Anyone who suffers from eczema or other skin conditions, or has loved ones affected by them, know just how debilitating they can be. Their effects can extend far beyond the visible symptoms and can be far worse than simply experiencing itchy, dry skin from time to time.

For some, it means living with constant pain and irritation that requires ongoing treatment and constant attention. The effects of these kinds of skin conditions reach much deeper than the skin itself and they can have a massive impact on every aspect of life; socialising, finances, relationships, career and particularly mental health. 

 

Eczema, also known as Atopic Dermatitis, is an inflammation of the skin, causing itching that can be accompanied by crusting, scaling or blisters. It's fairly common, affecting nearly 1/3 of the population at some stage of their life. The number of people who regularly deal with a skin condition like eczema is on the rise in the UK and worldwide.

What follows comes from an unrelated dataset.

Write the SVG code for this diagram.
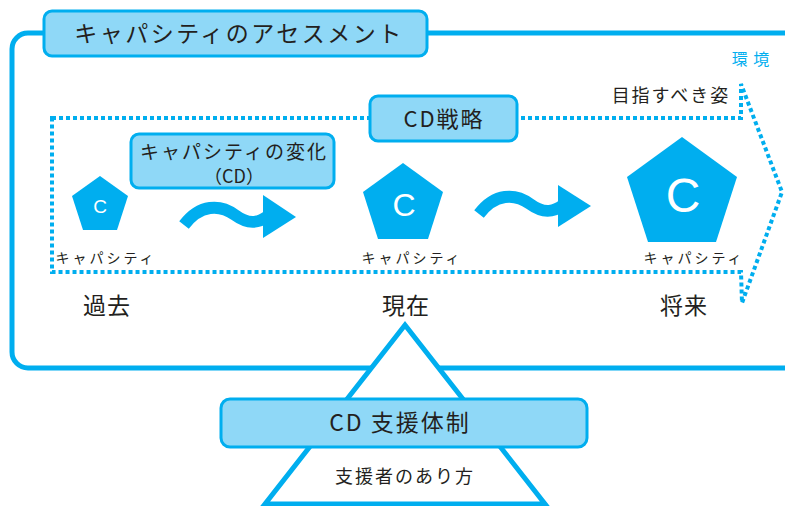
<svg xmlns="http://www.w3.org/2000/svg" width="785" height="506" viewBox="0 0 785 506">
<defs>
<style>
.t{font-family:"Noto Sans CJK JP","Liberation Sans",sans-serif;fill:#231f20;text-anchor:middle}
.box{fill:#8fd8f7;stroke:#00aeef;stroke-width:3}
.pent{fill:#00aeef}
.c{font-family:"Liberation Sans","Noto Sans",sans-serif;fill:#fff;text-anchor:middle}
.dot{fill:none;stroke:#00aeef;stroke-width:4;stroke-dasharray:4 3}
.wave{fill:none;stroke:#00aeef;stroke-width:12}
.cap{font-size:14px;letter-spacing:3px}
</style>
</defs>
<rect width="785" height="506" fill="#fff"/>
<g id="environment">
<rect x="12" y="33" width="790" height="335" rx="16" fill="none" stroke="#00aeef" stroke-width="5"/>
<text x="751" y="65" font-size="16" style="font-family:'Noto Sans CJK JP',sans-serif;text-anchor:middle;fill:#00aeef;letter-spacing:1px">環 境</text>
</g>
<g id="title">
<rect class="box" x="44" y="11" width="383" height="45" rx="8"/>
<text class="t" x="239" y="42" font-size="23" letter-spacing="2.5">キャパシティのアセスメント</text>
</g>
<g id="connectors">
<path class="dot" d="M52 118 H741 V84 L782 192 L742 303 L741 272 H52 Z"/>
<path class="wave" d="M184 225 C200 204,220 204,235 215 C250 226,260 222,268 216"/>
<polygon fill="#00aeef" points="263,195 296,217 263,238"/>
<path class="wave" d="M479 214 C495 193,515 193,530 204 C545 215,555 211,563 205"/>
<polygon fill="#00aeef" points="558,185 591,206 558,227"/>
</g>
<g id="goal-label">
<text class="t" x="671" y="102" font-size="18" letter-spacing="2">目指すべき姿</text>
</g>
<g id="strategy">
<rect class="box" x="370" y="96" width="147" height="45" rx="8"/>
<text class="t" x="444" y="127" font-size="22" letter-spacing="2">CD戦略</text>
</g>
<g id="change">
<rect class="box" x="131" y="134" width="203" height="54" rx="8"/>
<text class="t" x="234" y="159" font-size="19" letter-spacing="2">キャパシティの変化</text>
<text class="t" x="234" y="183" font-size="18">（CD）</text>
</g>
<g id="cap-past">
<polygon class="pent" points="100,176 128,196 117,230 83,230 72,196"/>
<text class="c" x="100" y="213" font-size="19">C</text>
<text class="t cap" x="106" y="263">キャパシティ</text>
</g>
<g id="cap-present">
<polygon class="pent" points="403,163 443,192 428,239 378,239 363,192"/>
<text class="c" x="404" y="216" font-size="32">C</text>
<text class="t cap" x="412" y="263">キャパシティ</text>
</g>
<g id="cap-future">
<polygon class="pent" points="682,137 737,177 716,242 648,242 627,177"/>
<text class="c" x="683" y="212" font-size="48">C</text>
<text class="t cap" x="694" y="263">キャパシティ</text>
</g>
<g id="times">
<text class="t" x="107" y="314" font-size="23" letter-spacing="1">過去</text>
<text class="t" x="406" y="314" font-size="23" letter-spacing="1">現在</text>
<text class="t" x="684" y="314" font-size="23" letter-spacing="1">将来</text>
</g>
<g id="support">
<polygon points="405,325 545,504 265,504" fill="#fff" stroke="#00aeef" stroke-width="5"/>
<rect class="box" x="221" y="399" width="366" height="48" rx="9"/>
<text class="t" x="400" y="431" font-size="23" letter-spacing="2">CD 支援体制</text>
<text class="t" x="405" y="483" font-size="18" letter-spacing="2">支援者のあり方</text>
</g>
</svg>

Eczema can develop for a number of reasons, including climate, lifestyle, hygiene and genetics. The skin can easily become infected, causing pain, inflammation and lack of sleep.

Whilst the physical pain and discomfort receives the most attention, acknowledgement and treatment over time, the toll on emotional and mental wellbeing is only just coming to light recently.

Research is showing that sufferers are 44% more likely to display suicidal behaviour. During flare-ups, it's common to be unable to sleep for days at a time or experience affection and intimacy. 

 

 

Jessica Livingstone is 25 years old woman who has suffered from debilitating eczema that has sometimes caused her to scratch her skin raw. She has had to arrange her entire life around the disease, needing to work two casual jobs in order to cope with the time and cost of managing her condition and flare-ups. She says that school felt like torture, combining physical pain with bullying and social isolation.

"When I was in primary school I remember being bullied. Kids would say I've got a disease that is contagious and disgusting... constant stuff. Basically, I didn't have any friends in primary school or high school."

On top of dealing with the physical symptoms, oftentimes Jessica didn't even want to leave the house due to the discomfort of wearing clothes and fear of social embarrassment. That combined with the ongoing seeking and cost of new treatments to manage her condition, Jessica was left battling with anxiety and depression as well.

"It messes around with your mental health and your day-to-day life. You don't feel like leaving the house because everyone stares at you. I can't war a bra because it is too uncomfortable, especially when I have rashes so I don't want to leave the house."